I now know why the Rector sang: it was the force of the season, the force of life itself. I can appreciate now how wonderful the spring was when it made even Mr Thomas break into song and share that joy with us, leading our small minds to a consciousness of the wonder and glory of the season. We needed to be told about it, and my awareness of the season took a step forward on that sweet afternoon so long ago. The wide-eyed dream of childhood had carried me, unknowing, through the seasons. Each one had its fruits: Christmas, birthdays, holidays, snowball fights, Bonfire Night, pantomimes and visits to the circus. Each of these, and more, had punctuated the rhythm of my life. I unmindfully blended into nature, loving birds, flowers and animals, and felt an affinity with trees and adored them like big grown-up friends. Winter or summer, it was all the same to me. But Mr Thomas roused something in me when he sang his ditty. I knew that this was spring! It was slow at first, but from then I began to be really conscious of the cycle of the year. I had the added joy of anticipation not just of special days but of the arrival of the seasons. I remember being out with a friend and saying, “I can smell the spring, Dennis. I can feel its rapture!” And Dennis, being a little older, replied: “Oh, shut up. It’s still only February.” I was a step ahead of myself, but knowing – I mean really knowing – that you are experiencing something wonderful, heightens the experience, whether the experience is happening now, or its golden light is waiting on the horizon.

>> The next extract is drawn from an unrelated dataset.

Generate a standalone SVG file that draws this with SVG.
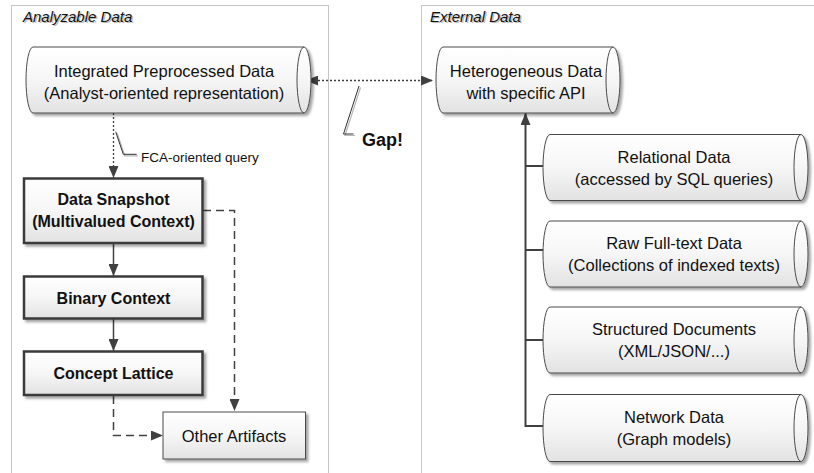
<svg xmlns="http://www.w3.org/2000/svg" width="814" height="473" viewBox="0 0 814 473">
  <style>
    .lbl { font-family: "Liberation Sans", Arial, sans-serif; font-size: 16.5px; fill: #111; text-anchor: middle; }
    .bold { font-family: "Liberation Sans", Arial, sans-serif; font-size: 16px; font-weight: bold; fill: #111; text-anchor: middle; }
    .title { font-family: "Liberation Sans", Arial, sans-serif; font-size: 15px; font-style: italic; fill: #111; }
    .title-sh { font-family: "Liberation Sans", Arial, sans-serif; font-size: 15px; font-style: italic; fill: #bdbdbd; }
    .note { font-family: "Liberation Sans", Arial, sans-serif; font-size: 13.5px; fill: #111; }
    .gap { font-family: "Liberation Sans", Arial, sans-serif; font-size: 18px; font-weight: bold; fill: #111; }
    .frame { fill: none; stroke: #8a8a8a; stroke-width: 1; stroke-dasharray: 1 1; }
    .cyl { fill: url(#shade); stroke: #4a4a4a; stroke-width: 1; }
    .cyl-end { fill: none; stroke: #4a4a4a; stroke-width: 1; }
    .box-strong { fill: url(#shade); stroke: #3a3a3a; stroke-width: 2.5; }
    .box-thin { fill: url(#shade); stroke: #4a4a4a; stroke-width: 1; }
    .solid { fill: none; stroke: #404040; stroke-width: 1.5; }
    .trunk { fill: none; stroke: #404040; stroke-width: 2; }
    .dashed { fill: none; stroke: #404040; stroke-width: 1.5; stroke-dasharray: 8 5; }
    .dotted { fill: none; stroke: #404040; stroke-width: 1.3; stroke-dasharray: 2 2; }
    .callout { fill: none; stroke: #303030; stroke-width: 1; }
    .callout-sh { fill: none; stroke: #b8b8b8; stroke-width: 1.2; }
  </style>
  <defs>
    <linearGradient id="shade" x1="0" y1="0" x2="0" y2="1">
      <stop offset="0" stop-color="#ffffff"/>
      <stop offset="0.5" stop-color="#f6f6f6"/>
      <stop offset="1" stop-color="#e2e2e2"/>
    </linearGradient>
    <filter id="drop" x="-10%" y="-10%" width="130%" height="140%">
      <feDropShadow dx="2.5" dy="2.5" stdDeviation="1.2" flood-color="#000" flood-opacity="0.35"/>
    </filter>
    <marker id="head" markerUnits="userSpaceOnUse" markerWidth="12" markerHeight="10" refX="12" refY="5" orient="auto-start-reverse">
      <path d="M0,0 L12,5 L0,10 Z" fill="#404040"/>
    </marker>
  </defs>

  <!-- containers -->
  <g id="analyzable-data">
    <rect class="frame" x="11.5" y="5.5" width="317" height="480"/>
    <text class="title-sh" x="24.5" y="23">Analyzable Data</text>
    <text class="title" x="23" y="21.5">Analyzable Data</text>
  </g>
  <g id="external-data">
    <rect class="frame" x="421.5" y="5.5" width="400" height="480"/>
    <text class="title-sh" x="431.5" y="23">External Data</text>
    <text class="title" x="430" y="21.5">External Data</text>
  </g>

  <!-- connectors -->
  <g id="connectors">
    <!-- integrated data <-> external data (gap) -->
    <line class="dotted" x1="306" y1="80.5" x2="433" y2="80.5" marker-start="url(#head)" marker-end="url(#head)"/>
    <!-- FCA-oriented query -->
    <line class="dotted" x1="113.5" y1="113" x2="113.5" y2="178" marker-end="url(#head)"/>
    <!-- FCA pipeline -->
    <line class="solid" x1="113.5" y1="244" x2="113.5" y2="276" marker-end="url(#head)"/>
    <line class="solid" x1="113.5" y1="319" x2="113.5" y2="351" marker-end="url(#head)"/>
    <!-- side outputs -->
    <path class="dashed" d="M203,210.5 H234.5 V411" marker-end="url(#head)"/>
    <path class="dashed" d="M113.5,396 V435.5 H163" marker-end="url(#head)"/>
    <!-- sources feeding the heterogeneous layer -->
    <path class="trunk" d="M544,426 H525.5 V113" marker-end="url(#head)"/>
    <line class="trunk" x1="525.5" y1="166" x2="544" y2="166"/>
    <line class="trunk" x1="525.5" y1="250" x2="546" y2="250"/>
    <line class="trunk" x1="525.5" y1="340" x2="544" y2="340"/>
  </g>

  <!-- callouts -->
  <g id="gap-callout">
    <polyline class="callout-sh" points="360.5,87.5 345,135.5 355,135.5"/>
    <polyline class="callout" points="359,86 343.5,134 353.5,134"/>
    <text class="gap" x="362" y="146">Gap!</text>
  </g>
  <g id="fca-callout">
    <polyline class="callout-sh" points="117.2,133.2 124.8,155.8 138,155.8"/>
    <polyline class="callout" points="115.7,131.7 123.3,154.3 136.7,154.3"/>
    <text class="note" x="141" y="162">FCA-oriented query</text>
  </g>

  <!-- analyzable side -->
  <g id="integrated-data">
    <path class="cyl" filter="url(#drop)" d="M33,47 H304 A7,33 0 0 1 304,113 H33 A7,33 0 0 1 33,47 Z"/>
    <path class="cyl-end" d="M304,47 A7,33 0 0 0 304,113"/>
    <text class="lbl" x="164" y="77">Integrated Preprocessed Data</text>
    <text class="lbl" x="164" y="99">(Analyst-oriented representation)</text>
  </g>
  <g id="data-snapshot">
    <rect class="box-strong" filter="url(#drop)" x="24" y="178.5" width="178.5" height="64.5"/>
    <text class="bold" x="113.5" y="205">Data Snapshot</text>
    <text class="bold" x="113.5" y="226.5">(Multivalued Context)</text>
  </g>
  <g id="binary-context">
    <rect class="box-strong" filter="url(#drop)" x="24" y="276.5" width="178.5" height="42"/>
    <text class="bold" x="113.5" y="303.5">Binary Context</text>
  </g>
  <g id="concept-lattice">
    <rect class="box-strong" filter="url(#drop)" x="24" y="351.5" width="178.5" height="43.5"/>
    <text class="bold" x="113.5" y="378.5">Concept Lattice</text>
  </g>
  <g id="other-artifacts">
    <rect class="box-thin" filter="url(#drop)" x="163" y="412" width="142.5" height="47"/>
    <text class="lbl" x="234" y="441.5">Other Artifacts</text>
  </g>

  <!-- external side -->
  <g id="heterogeneous-data">
    <path class="cyl" filter="url(#drop)" d="M443,47 H613 A7,33 0 0 1 613,113 H443 A7,33 0 0 1 443,47 Z"/>
    <path class="cyl-end" d="M613,47 A7,33 0 0 0 613,113"/>
    <text class="lbl" x="526" y="77">Heterogeneous Data</text>
    <text class="lbl" x="526" y="98.5">with specific API</text>
  </g>
  <g id="relational-data">
    <path class="cyl" filter="url(#drop)" d="M550,134.5 H801 A7,33 0 0 1 801,200.5 H550 A7,33 0 0 1 550,134.5 Z"/>
    <path class="cyl-end" d="M801,134.5 A7,33 0 0 0 801,200.5"/>
    <text class="lbl" x="674" y="162.5">Relational Data</text>
    <text class="lbl" x="674" y="184.5">(accessed by SQL queries)</text>
  </g>
  <g id="raw-fulltext-data">
    <path class="cyl" filter="url(#drop)" d="M550,221 H801 A7,33 0 0 1 801,287 H550 A7,33 0 0 1 550,221 Z"/>
    <path class="cyl-end" d="M801,221 A7,33 0 0 0 801,287"/>
    <text class="lbl" x="674" y="249">Raw Full-text Data</text>
    <text class="lbl" x="674" y="271">(Collections of indexed texts)</text>
  </g>
  <g id="structured-documents">
    <path class="cyl" filter="url(#drop)" d="M550,307 H801 A7,33 0 0 1 801,373 H550 A7,33 0 0 1 550,307 Z"/>
    <path class="cyl-end" d="M801,307 A7,33 0 0 0 801,373"/>
    <text class="lbl" x="674" y="335">Structured Documents</text>
    <text class="lbl" x="674" y="357">(XML/JSON/...)</text>
  </g>
  <g id="network-data">
    <path class="cyl" filter="url(#drop)" d="M550,394.5 H801 A7,33.5 0 0 1 801,461.5 H550 A7,33.5 0 0 1 550,394.5 Z"/>
    <path class="cyl-end" d="M801,394.5 A7,33.5 0 0 0 801,461.5"/>
    <text class="lbl" x="674" y="422.5">Network Data</text>
    <text class="lbl" x="674" y="444.5">(Graph models)</text>
  </g>
</svg>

After many years in Newcastle, we came down to Surrey to be near our family. Five years later, I said to my brother, “I’m not yet familiar with the birds down here. Listen to that one. It goes on all day.” Now, I’d always wanted to hear a nightingale. I’d only heard Percy Edwards the impressionist, imitating the bird on the wireless – never the real thing – and I wondered why I hadn’t heard one in Surrey. Then, one day, while fiddling online, I found the song of the nightingale, and it turned out to be that very bird that “went on all day”. And so it does, from late April to mid-June. He (yes, he) sings his heart out for much of the time from sunrise to dusk, knocking off now and then for a rest, then back to the task in hand – the 220 variations, forsooth! Sometimes we can hear up to three or four nightingales, each in his own territory, as they try desperately to attract a mate.
This is what I’m trying to say: how much more I enjoy hearing that bird sing, now that I know it’s the one that I wanted to hear all my life; and how much more I mindfully enjoy the coming of spring, with the snowdrops and daffodils, the crocuses, the catkins and the pussy willows. The silver birch and the weeping willow sway their tresses gently, as the season eases its way towards summer. This is spring, and I have a higher consciousness of it and feel my relationship to it more than I could ever have dreamed of, all those years ago, when Mr Thomas sang so freely and opened our minds to his joyful way to heaven.